Bien sûr, cela représente un risque majeur pour l’entreprise qui va devoir, stratégiquement, penser sa présence géographique et analyser ses risques avec une granularité sans pareil, avec à l’esprit la détermination du législateur et du régulateur d’ancrer dans la réalité opérationnelle de l’entreprise ses obligations positives. Bien sûr, il serait tentant de combattre ce mouvement. Mais ce combat est d’arrière-garde. A cet égard, en reconnaissant le droit individuel à vivre dans un environnement sain, la CEDH dans son arrêt de Grande Chambre, rendu le 9 avril 2024, dans l’affaire Verein KlimaSeniorinnen Schweiz et autres c. Suisse réaffirme sa détermination à créer les conditions d’une nécessaire transformation. L’entreprise est un incroyable vivier de bonnes pratiques qui ne demandent qu’à être partagées et modélisées. Ces obligations de compliance peuvent, et doivent, être une opportunité de se démarquer face à la concurrence en inscrivant la performance de l’entreprise dans un futur soutenable. C’est en ce sens que la CSRD introduit une notion clé : la double matérialité. Cela signifie que les entreprises doivent non seulement évaluer l'impact de leurs activités sur l'environnement et la société, mais également analyser comment les évolutions externes (changement climatique, pénurie de ressources, etc.) peuvent affecter leur modèle économique. Cette approche systémique exige une compréhension approfondie des enjeux environnementaux et sociaux, ainsi qu'une capacité à identifier les risques et les opportunités associés. 

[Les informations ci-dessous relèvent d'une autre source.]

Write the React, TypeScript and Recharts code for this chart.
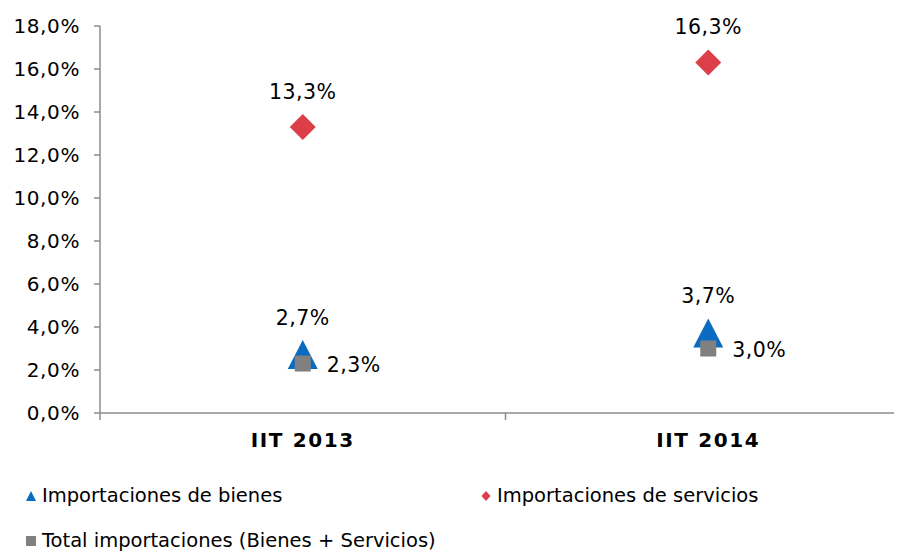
import { ScatterChart, Scatter, XAxis, YAxis, LabelList } from 'recharts'

const categories = ['IIT 2013', 'IIT 2014']
const bienes = [2.7, 3.7]
const servicios = [13.3, 16.3]
const total = [2.3, 3.0]
const yTicks = [0, 2, 4, 6, 8, 10, 12, 14, 16, 18]
const xTicks = [0, 0.5, 1, 1.5, 2]

const FONT = '"DejaVu Sans", Verdana, sans-serif'
const AXIS = '#8c8c8c'
const BLUE = '#0a6cc0'
const RED = '#dc3f47'
const GRAY = '#808080'

const toPoints = (values: number[]) => values.map((y, i) => ({ x: i + 0.5, y }))

const pct = (v: number) => v.toFixed(1).replace('.', ',') + '%'

const XTick = ({ x, y, payload }: any) => {
  const v = payload.value
  if (v % 1 === 0) {
    return <line x1={x} x2={x} y1={y} y2={y + 7} stroke={AXIS} strokeWidth={1.5} />
  }
  return (
    <text
      x={x}
      y={y + 34}
      textAnchor="middle"
      fontFamily={FONT}
      fontSize={20}
      fontWeight="bold"
      letterSpacing={1.6}
      fill="#000"
    >
      {categories[Math.floor(v)]}
    </text>
  )
}

const Triangle = ({ cx, cy }: any) => (
  <polygon points={`${cx},${cy - 15} ${cx + 15},${cy + 14} ${cx - 15},${cy + 14}`} fill={BLUE} />
)
const Diamond = ({ cx, cy }: any) => (
  <polygon points={`${cx},${cy - 13} ${cx + 13},${cy} ${cx},${cy + 13} ${cx - 13},${cy}`} fill={RED} />
)
const Square = ({ cx, cy }: any) => <rect x={cx - 8} y={cy - 8} width={16} height={16} fill={GRAY} />

const center = (props: any) => {
  const vb = props.viewBox || props
  return { cx: vb.x + vb.width / 2, cy: vb.y + vb.height / 2 }
}

const labelAbove = (gap: number) => (props: any) => {
  const { cx, cy } = center(props)
  return (
    <text
      x={cx}
      y={cy - gap}
      textAnchor="middle"
      fontFamily={FONT}
      fontSize={20.5}
      letterSpacing={0.5}
      fill="#000"
    >
      {pct(Number(props.value))}
    </text>
  )
}

const labelRight = (props: any) => {
  const { cx, cy } = center(props)
  return (
    <text
      x={cx + 24}
      y={cy + 8}
      textAnchor="start"
      fontFamily={FONT}
      fontSize={20.5}
      letterSpacing={0.5}
      fill="#000"
    >
      {pct(Number(props.value))}
    </text>
  )
}

const LegendItem = ({ left, top, marker, text }: any) => (
  <div
    style={{
      position: 'absolute',
      left,
      top,
      height: 20,
      lineHeight: '20px',
      display: 'flex',
      alignItems: 'center',
      fontFamily: FONT,
      fontSize: 19.5,
      color: '#000',
      whiteSpace: 'nowrap',
    }}
  >
    <svg width={10} height={12} style={{ marginRight: 6 }}>
      {marker}
    </svg>
    {text}
  </div>
)

export default function App() {
  return (
    <div style={{ position: 'relative', width: 894, height: 546 }}>
      <div style={{ width: 894, height: 445, overflow: 'hidden' }}>
        <ScatterChart width={906} height={445} margin={{ top: 18, right: 3, left: 0, bottom: 0 }}>
          <XAxis
            type="number"
            dataKey="x"
            domain={[0, 2]}
            ticks={xTicks}
            interval={0}
            tickSize={0}
            tickMargin={0}
            tickLine={false}
            tick={<XTick />}
            height={40}
            stroke={AXIS}
            strokeWidth={1.5}
          />
          <YAxis
            type="number"
            dataKey="y"
            domain={[0, 18]}
            ticks={yTicks}
            interval={0}
            width={92}
            tickSize={6}
            tickMargin={14}
            tickFormatter={pct}
            tick={{ fill: '#000', fontSize: 20, fontFamily: FONT, letterSpacing: 0.6 }}
            stroke={AXIS}
            strokeWidth={1.5}
          />
          <Scatter data={toPoints(bienes)} shape={<Triangle />} isAnimationActive={false}>
            <LabelList dataKey="y" content={labelAbove(30)} />
          </Scatter>
          <Scatter data={toPoints(servicios)} shape={<Diamond />} isAnimationActive={false}>
            <LabelList dataKey="y" content={labelAbove(28.5)} />
          </Scatter>
          <Scatter data={toPoints(total)} shape={<Square />} isAnimationActive={false}>
            <LabelList dataKey="y" content={labelRight} />
          </Scatter>
        </ScatterChart>
      </div>
      <LegendItem
        left={18}
        top={478}
        marker={<polygon points="5,1 10,11 0,11" fill={BLUE} />}
        text="Importaciones de bienes"
      />
      <LegendItem
        left={473}
        top={478}
        marker={<polygon points="5,1 9.5,6 5,11 0.5,6" fill={RED} />}
        text="Importaciones de servicios"
      />
      <LegendItem
        left={18}
        top={523}
        marker={<rect x={0} y={1} width={10} height={10} fill={GRAY} />}
        text="Total importaciones (Bienes + Servicios)"
      />
    </div>
  )
}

Les juristes d'entreprise sont appelés à jouer un rôle central dans cette évaluation, en collaboration avec les équipes financières, opérationnelles et stratégiques. Notre métier de juriste est ainsi repensé, en (re)devenant au centre de la vie des affaires. Par conséquent, tout juriste comme toute branche du droit, par conviction ou obligation, voit sa pratique s’ancrer dans la compliance pour assurer sa permanence. Et c’est avec certitude que dans le futur, juristes d’entreprises comme avocats, nous sommes, et seront tous, des avocats droits humains.